South Sudan’s many rebellions

May 13, 2017 05:24 pm | Updated 05:30 pm IST

Sudan People's Liberation Army (SPLA) soldiers patrol a village in Mathiang, some 44 kilometers from Bor, on January 25, 2014. South Sudan's government accused rebel forces of breaking a ceasefire on January 25, less than 24 hours after it began, dashing hopes of a swift end to the brutal conflict. The ceasefire, aimed at stopping five weeks of bitter fighting in which thousands have died, began Friday evening with both sides reporting clashes as the deadline approached. AFP PHOTO / CHARLES LOMODONG

Sudan People's Liberation Army (SPLA) soldiers patrol a village in Mathiang, some 44 kilometers from Bor, on January 25, 2014. South Sudan's government accused rebel forces of breaking a ceasefire on January 25, less than 24 hours after it began, dashing hopes of a swift end to the brutal conflict. The ceasefire, aimed at stopping five weeks of bitter fighting in which thousands have died, began Friday evening with both sides reporting clashes as the deadline approached. AFP PHOTO / CHARLES LOMODONG

Lieutenant General Thomas Cirillo spent the last year mostly sitting in his office, drinking tea and reading newspapers. Officers would come to greet South Sudan’s Deputy Chief of Staff for Logistics, appointed by President Salva Kiir to oversee military supplies. He’d leave at 2 p.m. He wasn’t involved even in paperworks. “They put us in the dark completely,” he said.

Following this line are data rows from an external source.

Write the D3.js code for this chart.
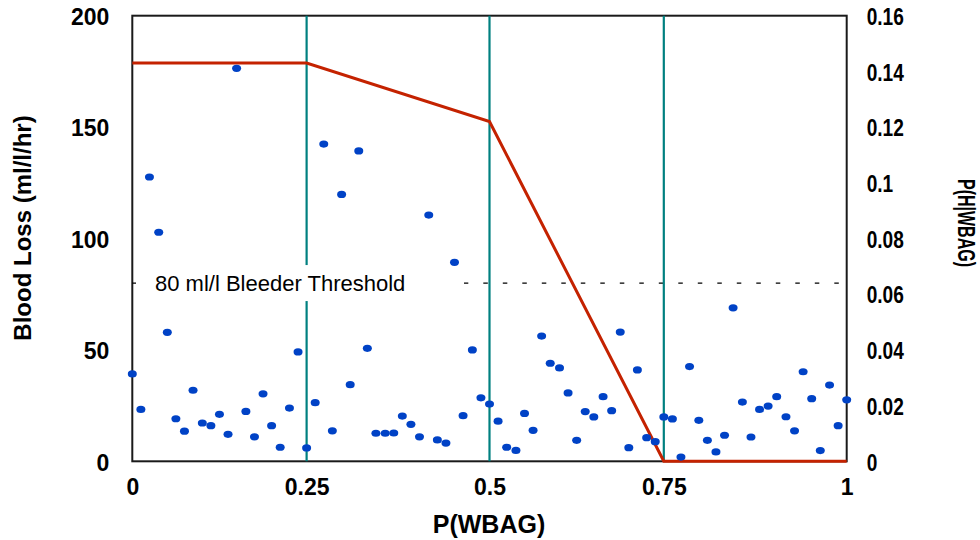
<!DOCTYPE html>
<html><head><meta charset="utf-8">
<script src="https://cdn.jsdelivr.net/npm/d3@7/dist/d3.min.js"></script>
<style>body{margin:0;background:#fff}svg{display:block}</style>
</head><body>
<svg id="chart" width="980" height="540"></svg>
<script>
// ---- data ----
const pWbag = [0.000,0.012,0.024,0.037,0.049,0.061,0.073,0.085,0.098,0.110,
  0.122,0.134,0.146,0.159,0.171,0.183,0.195,0.207,0.220,0.232,
  0.244,0.256,0.268,0.280,0.293,0.305,0.317,0.329,0.341,0.354,
  0.366,0.378,0.390,0.402,0.415,0.427,0.439,0.451,0.463,0.476,
  0.488,0.500,0.512,0.524,0.537,0.549,0.561,0.573,0.585,0.598,
  0.610,0.622,0.634,0.646,0.659,0.671,0.683,0.695,0.707,0.720,
  0.732,0.744,0.756,0.768,0.780,0.793,0.805,0.817,0.829,0.841,
  0.854,0.866,0.878,0.890,0.902,0.915,0.927,0.939,0.951,0.963,
  0.976,0.988,1.000];
const bloodLoss = [39.2,23.3,127.6,102.8,57.9,19.1,13.5,31.9,17.2,16.0,
  21.1,12.1,176.4,22.4,11.0,30.3,16.0,6.3,23.9,49.1,
  6.0,26.3,142.4,13.7,119.8,34.4,139.3,50.7,12.6,12.6,
  12.7,20.3,16.6,11.0,110.5,9.6,8.2,89.3,20.5,50.0,
  28.5,25.7,18.0,6.3,4.9,21.5,13.9,56.2,44.0,41.9,
  30.7,9.4,22.3,19.9,29.0,22.7,58.0,6.1,41.0,10.6,
  8.8,19.9,19.0,1.9,42.5,18.4,9.4,4.2,11.7,68.9,
  26.6,10.9,23.3,24.8,29.0,20.0,13.7,40.2,28.1,4.8,
  34.2,16.0,27.6];
const posteriorX = [0, 0.244, 0.5, 0.744, 1];
const posteriorY = [0.143, 0.143, 0.122, 0, 0];
const boundaryX = [0.244, 0.5, 0.744];
const bleederThreshold = 80;
const thresholdLabel = "80 ml/l Bleeder Threshold";
const xTickValues = [0, 0.244, 0.5, 0.744, 1];
const xTickLabels = ["0", "0.25", "0.5", "0.75", "1"];
const leftTicks = [0, 50, 100, 150, 200];
const rightTicks = [0, 0.02, 0.04, 0.06, 0.08, 0.1, 0.12, 0.14, 0.16];
const xTitle = "P(WBAG)";
const yLeftTitle = "Blood Loss (ml/l/hr)";
const yRightTitle = "P(H|WBAG)";

// ---- layout ----
const L = 132.3, R = 846.7, T = 15.7, B = 461.3;
const FONT = "'Liberation Sans', Arial, sans-serif";
const svg = d3.select("#chart");

const x = d3.scaleLinear().domain([0, 1]).range([L, R]);
const yL = d3.scaleLinear().domain([0, 200]).range([B, T]);
const yR = d3.scaleLinear().domain([0, 0.16]).range([B, T]);

// frame
svg.append("rect").attr("x", L).attr("y", T).attr("width", R - L).attr("height", B - T)
  .attr("fill", "#fff").attr("stroke", "#1a1a1a").attr("stroke-width", 2);

// threshold dashed line
svg.append("line").attr("x1", L).attr("x2", R)
  .attr("y1", yL(bleederThreshold)).attr("y2", yL(bleederThreshold))
  .attr("stroke", "#000").attr("stroke-width", 1.2).attr("stroke-dasharray", "4.5,15");

// teal boundaries
svg.selectAll(".bnd").data(boundaryX).join("line").attr("class", "bnd")
  .attr("x1", d => x(d)).attr("x2", d => x(d)).attr("y1", T).attr("y2", B)
  .attr("stroke", "#008080").attr("stroke-width", 2.2);

// label with white box
const ly = yL(bleederThreshold);
svg.append("rect").attr("x", 136).attr("y", ly - 18).attr("width", 328).attr("height", 36).attr("fill", "#fff");
svg.append("text").attr("x", 155).attr("y", ly + 7.5)
  .attr("font-family", FONT).attr("font-size", 22).attr("fill", "#000").text(thresholdLabel);

// posterior red line
const post = posteriorX.map((d, i) => [d, posteriorY[i]]);
svg.append("path").datum(post)
  .attr("d", d3.line().x(d => x(d[0])).y(d => yR(d[1])))
  .attr("fill", "none").attr("stroke", "#C42200").attr("stroke-width", 3).attr("stroke-linejoin", "miter");

// dots
svg.selectAll(".dot").data(pWbag.map((d, i) => [d, bloodLoss[i]])).join("ellipse").attr("class", "dot")
  .attr("cx", d => x(d[0])).attr("cy", d => yL(d[1])).attr("rx", 4.5).attr("ry", 3.6)
  .attr("fill", "#0042C6");

// axes
const gl = svg.append("g").attr("transform", `translate(${L},0)`)
  .call(d3.axisLeft(yL).tickValues(leftTicks).tickSize(0).tickPadding(23).tickFormat(d3.format("d")));
const gb = svg.append("g").attr("transform", `translate(0,${B})`)
  .call(d3.axisBottom(x).tickValues(xTickValues).tickSize(0).tickPadding(17)
    .tickFormat((d, i) => xTickLabels[i]));
const gr = svg.append("g").attr("transform", `translate(${R},0)`)
  .call(d3.axisRight(yR).tickValues(rightTicks).tickSize(0).tickPadding(20).tickFormat(d => String(d)));
[gl, gb, gr].forEach(g => {
  g.select(".domain").remove();
  g.selectAll("text").attr("font-family", FONT).attr("font-size", 23).attr("font-weight", "bold").attr("fill", "#000");
});
gl.selectAll("text").attr("dy", "0.38em");
gr.selectAll("text").attr("x", 20 / 0.83).attr("transform", "scale(0.83,1)").attr("dy", "0.38em");

// titles
svg.append("text").attr("x", 489).attr("y", 533).attr("text-anchor", "middle")
  .attr("font-family", FONT).attr("font-size", 25).attr("font-weight", "bold").text(xTitle);
svg.append("text").attr("transform", "translate(31,228) rotate(-90)").attr("text-anchor", "middle")
  .attr("font-family", FONT).attr("font-size", 24).attr("font-weight", "bold").text(yLeftTitle);
svg.append("text").attr("transform", "translate(958,223) rotate(90)").attr("text-anchor", "middle")
  .attr("font-family", FONT).attr("font-size", 23).attr("font-weight", "bold")
  .attr("textLength", 88).attr("lengthAdjust", "spacingAndGlyphs").text(yRightTitle);
</script>
</body></html>
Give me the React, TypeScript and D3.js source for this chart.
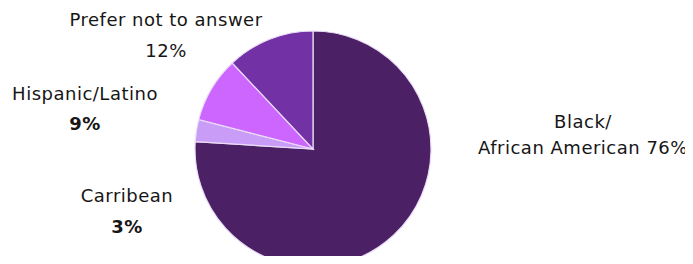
import { useEffect, useRef } from "react";
import * as d3 from "d3";

// data
const categories = ["Black/African American", "Carribean", "Hispanic/Latino", "Prefer not to answer"];
const values = [76, 3, 9, 12];
const colors = ["#4b2064", "#c99cf7", "#cc66ff", "#7231a5"];

// label lines: [text, x, y, bold]
const labels: [string, number, number, boolean][] = [
  ["Prefer not to answer", 166, 26, false],
  ["12%", 166, 57, false],
  ["Hispanic/Latino", 85, 100, false],
  ["9%", 85, 130, true],
  ["Carribean", 127, 202, false],
  ["3%", 127, 233, true],
  ["Black/", 583, 128, false],
  ["African American 76%", 583, 154, false],
];

const App = () => {
  const ref = useRef<HTMLDivElement>(null);

  useEffect(() => {
    const width = 693;
    const height = 264;
    const cx = 313;
    const cy = 149;
    const r = 118;

    const root = d3.select(ref.current);
    root.selectAll("*").remove();

    const svg = root
      .append("svg")
      .attr("width", width)
      .attr("height", height)
      .style("display", "block");

    const pie = d3.pie<number>().sort(null).value((d) => d);
    const arc = d3.arc<d3.PieArcDatum<number>>().innerRadius(0).outerRadius(r);

    svg
      .append("g")
      .attr("transform", `translate(${cx},${cy})`)
      .selectAll("path")
      .data(pie(values))
      .join("path")
      .attr("d", arc)
      .attr("fill", (_, i) => colors[i])
      .attr("stroke", "#eadcf7")
      .attr("stroke-width", 1.2)
      .append("title")
      .text((_, i) => categories[i]);

    svg
      .append("g")
      .selectAll("text")
      .data(labels)
      .join("text")
      .attr("x", (d) => d[1])
      .attr("y", (d) => d[2])
      .attr("text-anchor", "middle")
      .attr("font-family", "DejaVu Sans")
      .attr("font-size", 18)
      .attr("letter-spacing", 0.5)
      .attr("font-weight", (d) => (d[3] ? 600 : 400))
      .attr("fill", "#161616")
      .text((d) => d[0]);
  }, []);

  return <div ref={ref} style={{ margin: "-8px" }} />;
};

export default App;
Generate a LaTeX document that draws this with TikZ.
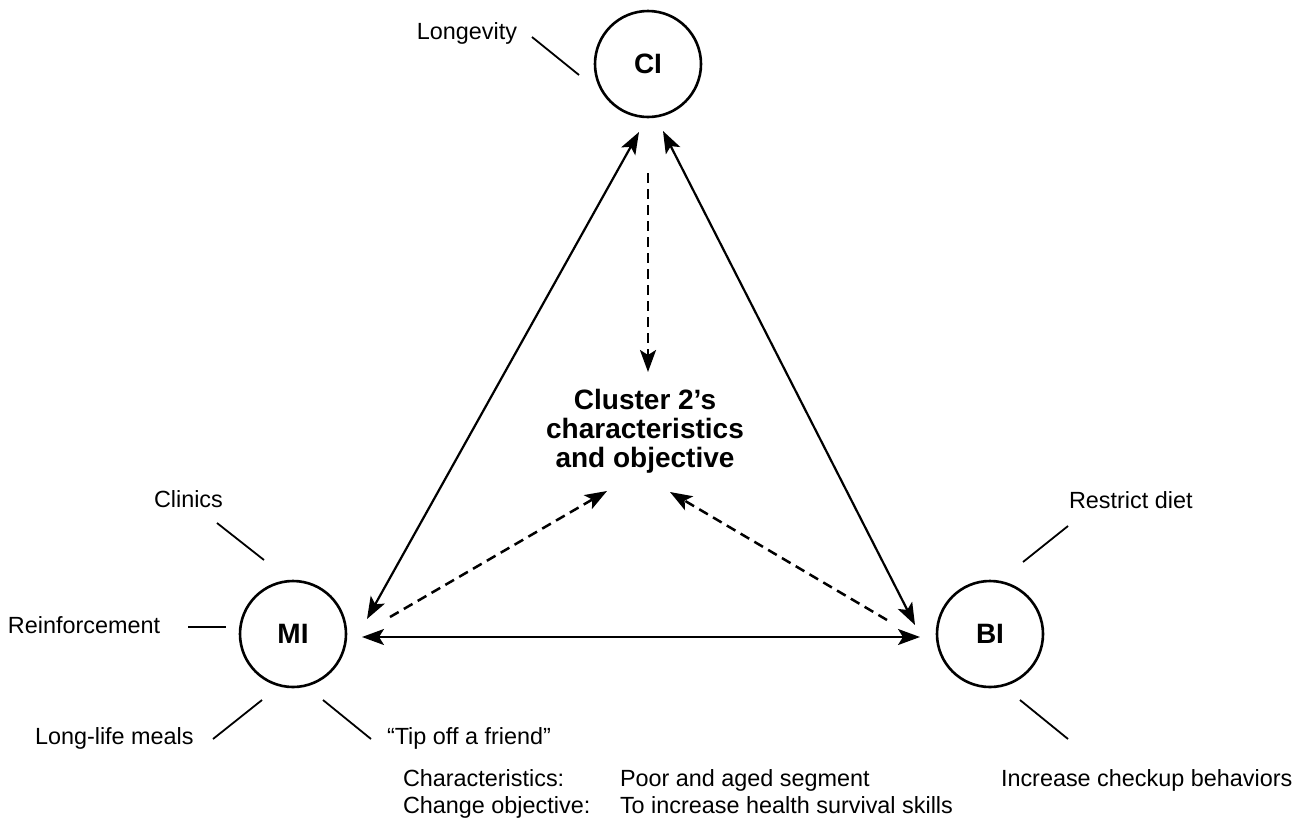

In February, Mr. Cirillo, the highest-ranking Equatorian in the Sudan People’s Liberation Army (SPLA), resigned, accusing the force of orchestrating a “tribally engineered war”. He also slammed President Kiir for “planned violations” of the 2015 peace deal signed with his former deputy, Riek Machar, that stalled an already two-year-long civil war.

President Kiir is accused of turning the country’s army into a tribal militia, mostly recruiting from his Dinka tribe, and of “ethnic cleansing” of other tribes. Mr. Machar, who hails from the Nuer tribe, heads the rebel group SPLA-in-Opposition, and is now under house arrest in South Africa. Mr. Cirillo has set up a new rebel movement of about 30,000 fighters. He wants to overthrow the President.

“People were asking me, ‘Thomas, you were part of the system’,” he said in an interview in Addis Ababa. He said his duties were usurped by Paul Malong, Mr. Kiir’s chief of staff and a fellow Dinka. Command meetings “stopped” and were replaced by sessions between Mr. Malong and other close aides of the President. Intelligence and armoured and artillery units became “controlled on a tribal basis”.Mr. Malong used his powers to “build and consolidate the military strength of ‘SPLA militia’ for implementing the ‘Dinka Agenda”, Mr. Cirillo wrote in his resignation letter. Mr. Kiir this week replaced Mr. Malong with the deputy for administration, without giving reasons.

Presidential spokesperson Ateny Wek Ateny describes Mr. Cirillo’s account as “fabricated”. But not everyone is convinced. “Time and again, Mr. Kiir and Mr. Malong have done nothing to stop acts they know to be contrary to international law,” said Payton Knopf, the former coordinator of the UN Panel of Experts on South Sudan. “This includes arming militia out of state funds outside the purview of the SPLA.”

On the President’s orders

Mr. Cirillo said the President has never been serious about peace even when he signed the 2015 agreement that allowed Mr. Machar, who had been in exile since the civil war broke out in 2013, to return to Juba and resume the office of the Vice-President. Five days after the pact was reached, President Kiir assembled Mr. Malong, Mr. Cirillo and other top generals in the palace to tell them not to demilitarise Juba, violating the deal. He ordered the generals to secretly stockpile arms in the capital and disguise some military units as police units. By the time Mr. Machar returned to Juba in 2016, the SPLA force had “tripled”.

Besides, the army had even planned “to assassinate” Mr. Machar. His deputy chief of staff for administration Lieutenant General James Koang Chuol said the attempt took place in the palace. Mr. Machar fled the country again when fighting resumed. Throughout the war, Mr. Cirillo said, the government consistently avoided deploying soldiers from non-Dinka tribes, and armed Dinka civilians. Many civilians from Mr. Machar’s Nuer tribe were massacred. An African Union Commission of Inquiry, in 2014, noted that a number of reports had concluded that some of the rights violations in South Sudan could amount to crimes against humanity. Mr. Cirillo would agree. He describes a series of recent SPLA operations as “ethnic cleansing”.